In der Charaktergestaltung folgt Anna Carey dem klassischen Aufbau einer Dystopie: Es gibt ein junges Mädchen, das aus dem vorgeschriebenen Muster ausbricht, und einen Jungen von der gegnerischen Seite, die sich hier im Grunde nur im anderen Geschlecht darstellt. Aber auch er ist nicht mit dem aktuellen „Gleichgewicht“ der Gesellschaft einverstanden, denn Männer werden in dieser Welt grundsätzlich als Soldaten großgezogen und müssen sich in der Wildnis durchschlagen. Caleb bleibt zu großen Teilen geheimnisvoll und ist wahrscheinlich genau deshalb auch für die Leserinnen der perfekte männliche Protagonist, während man sich mit Eve nur teilweise identifizieren kann. Sie bringt ein wenig Unruhe in die Männergruppe, zu der Caleb sie mitnimmt, schafft aber durch ihr Handeln und ihre Gedanken auch eine gewisse Vertrauensbasis, für die man definitiv den Hut ziehen muss. Obwohl es also ein klassisches Dystopien-Paar gibt, bewegt sich Wo Licht war doch ein wenig abseits der definierten Grenzen.

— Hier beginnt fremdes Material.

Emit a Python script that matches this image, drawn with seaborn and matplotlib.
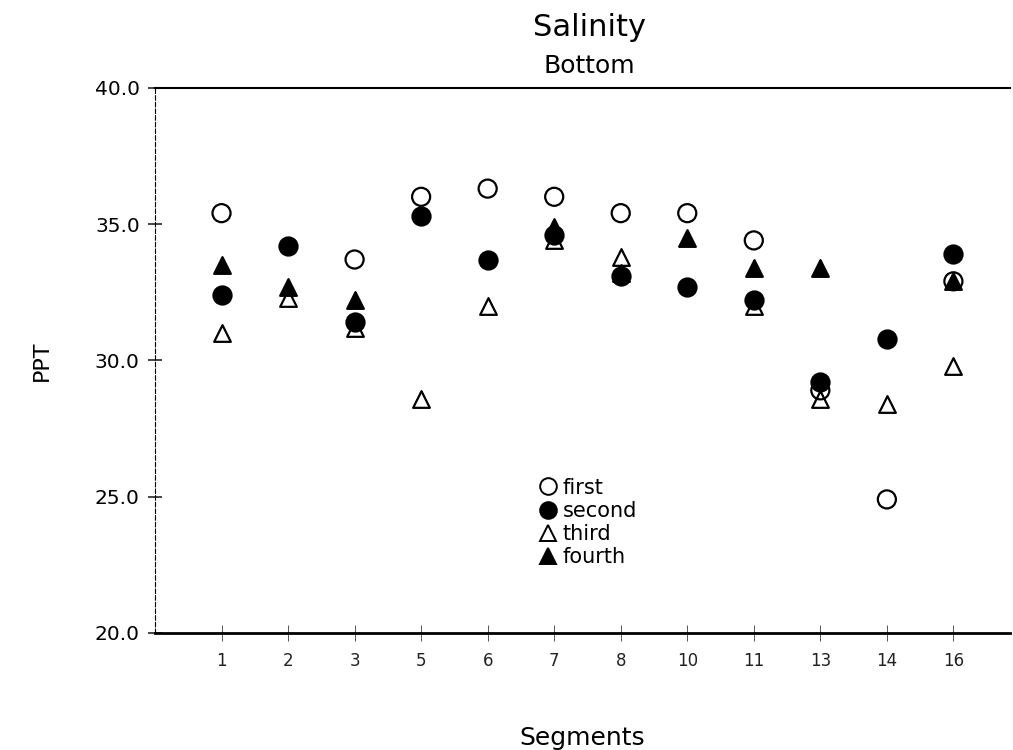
import numpy as np
import pandas as pd
import seaborn as sns
import matplotlib
matplotlib.use("Agg")
import matplotlib.pyplot as plt
from matplotlib.lines import Line2D

# -----------------------------
# data
# -----------------------------
segments = ["1", "2", "3", "5", "6", "7", "8", "10", "11", "13", "14", "16"]
first = [35.4, np.nan, 33.7, 36.0, 36.3, 36.0, 35.4, 35.4, 34.4, 28.9, 24.9, 32.9]
second = [32.4, 34.2, 31.4, 35.3, 33.7, 34.6, 33.1, 32.7, 32.2, 29.2, 30.8, 33.9]
third = [31.0, 32.3, 31.2, 28.6, 32.0, 34.4, 33.8, np.nan, 32.0, 28.6, 28.4, 29.8]
fourth = [33.5, 32.7, 32.2, np.nan, np.nan, 34.9, 33.2, 34.5, 33.4, 33.4, np.nan, 32.9]
series_names = ["first", "second", "third", "fourth"]

df = pd.DataFrame({"Segment": segments, "first": first, "second": second,
                   "third": third, "fourth": fourth})

sns.set_style("white")
plt.rcParams["font.family"] = ["DejaVu Sans"]
plt.rcParams["text.color"] = "black"

fig = plt.figure(figsize=(10.13, 7.5), dpi=100)
ax = fig.add_axes([0.153, 0.156, 0.844, 0.727])

# marker styles per series: (marker, face, size)
styles = {
    "third": ("^", "white", 12),
    "second": ("o", "black", 13),
    "fourth": ("^", "black", 12),
    "first": ("o", "none", 13),
}

for name in ["third", "second", "fourth", "first"]:
    mk, face, sz = styles[name]
    sns.stripplot(data=df, x="Segment", y=name, order=segments, jitter=False,
                  marker=mk, color=face, edgecolor="black", linewidth=1.6,
                  size=sz, ax=ax, zorder=3)

ax.set_ylim(20, 40)
ax.set_xlim(-1, 11.85)
ax.set_yticks([20, 25, 30, 35, 40])
ax.set_yticklabels([f"{v:.1f}" for v in [20, 25, 30, 35, 40]], fontsize=14.5)
ax.set_xticks(range(len(segments)))
ax.set_xticklabels(segments, fontsize=12, color="#222222")

ax.spines["right"].set_visible(False)
ax.spines["top"].set_linewidth(1.5)
ax.spines["bottom"].set_linewidth(2)
ax.spines["left"].set_linewidth(0.8)
ax.spines["left"].set_linestyle((0, (4, 2)))
for s in ["top", "bottom", "left"]:
    ax.spines[s].set_color("black")

ax.tick_params(axis="y", direction="inout", length=10, width=1.2, pad=6, left=True,
               labelcolor="black")
ax.tick_params(axis="x", direction="inout", length=12, width=0.7, pad=8,
               bottom=True, colors="#555555", labelcolor="#222222")

ax.set_xlabel("Segments", fontsize=18, labelpad=40, color="black")
ax.set_ylabel("PPT", fontsize=16, labelpad=31, color="black")

fig.text(0.582, 0.963, "Salinity", ha="center", va="center", fontsize=22)
fig.text(0.582, 0.912, "Bottom", ha="center", va="center", fontsize=18)

handles = []
for name in series_names:
    mk, face, sz = styles[name]
    mfc = "white" if face == "none" else face
    handles.append(Line2D([], [], linestyle="none", marker=mk, markersize=sz - 1,
                          markerfacecolor=mfc, markeredgecolor="black",
                          markeredgewidth=1.4))
ax.legend(handles, series_names, loc="upper left", bbox_to_anchor=(0.44, 0.30),
          frameon=False, fontsize=15, handlelength=0.8, handletextpad=0.3,
          labelspacing=0.15, borderaxespad=0)

fig.savefig("out.png", dpi=100)
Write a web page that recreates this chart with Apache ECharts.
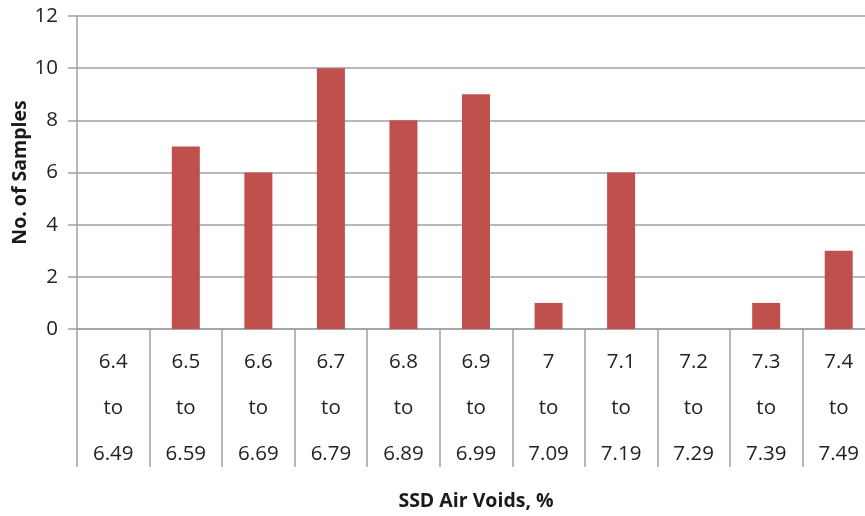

Genauso wie das Auf und Ab der Charaktere gestaltet sich auch die Geschichte an sich, die mit einigen Längen, aber auch turbulenten Szenen auffahren kann. Es ist eine gute Mischung aus Spannungsbögen und Möglichkeiten für den Leser, sich zwischendurch für einen Moment zu entspannen, ohne dass etwas vom Inhalt der Geschichte verloren geht.
Als Gesamtpaket kann man den Auftakt zur Eve & Caleb-Trilogie sicher nicht als herausragend betrachten, aber durchaus eine solide und kurzweilige Unterhaltung nennen. Es bleibt zwar nicht unbedingt viel hängen, das Weiterlesen möchte man jedoch nicht verpassen, denn Anna Carey hat definitiv eine Menge Potential und kann mit dem vorläufigen Ende genug Neugier wecken, um auch der Fortsetzung gerne eine Chance zu geben.
Fazit:
Wo Licht war ist der kurzweilige Auftaktband zur Trilogie um Eve & Caleb, der alle klassischen Merkmale einer Jugend-Dystopie mit sich bringt. Anna Carey hat ein gesundes Gleichgewicht aus ruhigen und rasanten Momenten geschaffen, sodass der Leser weder über- noch unterfordert ist, sondern sich entspannt in die Geschichte fallen lassen und auch auf turbulente Szenen freuen kann. Ein Auftakt, der Lust auf die Fortsetzung macht und weiterhin gute Unterhaltung verspricht.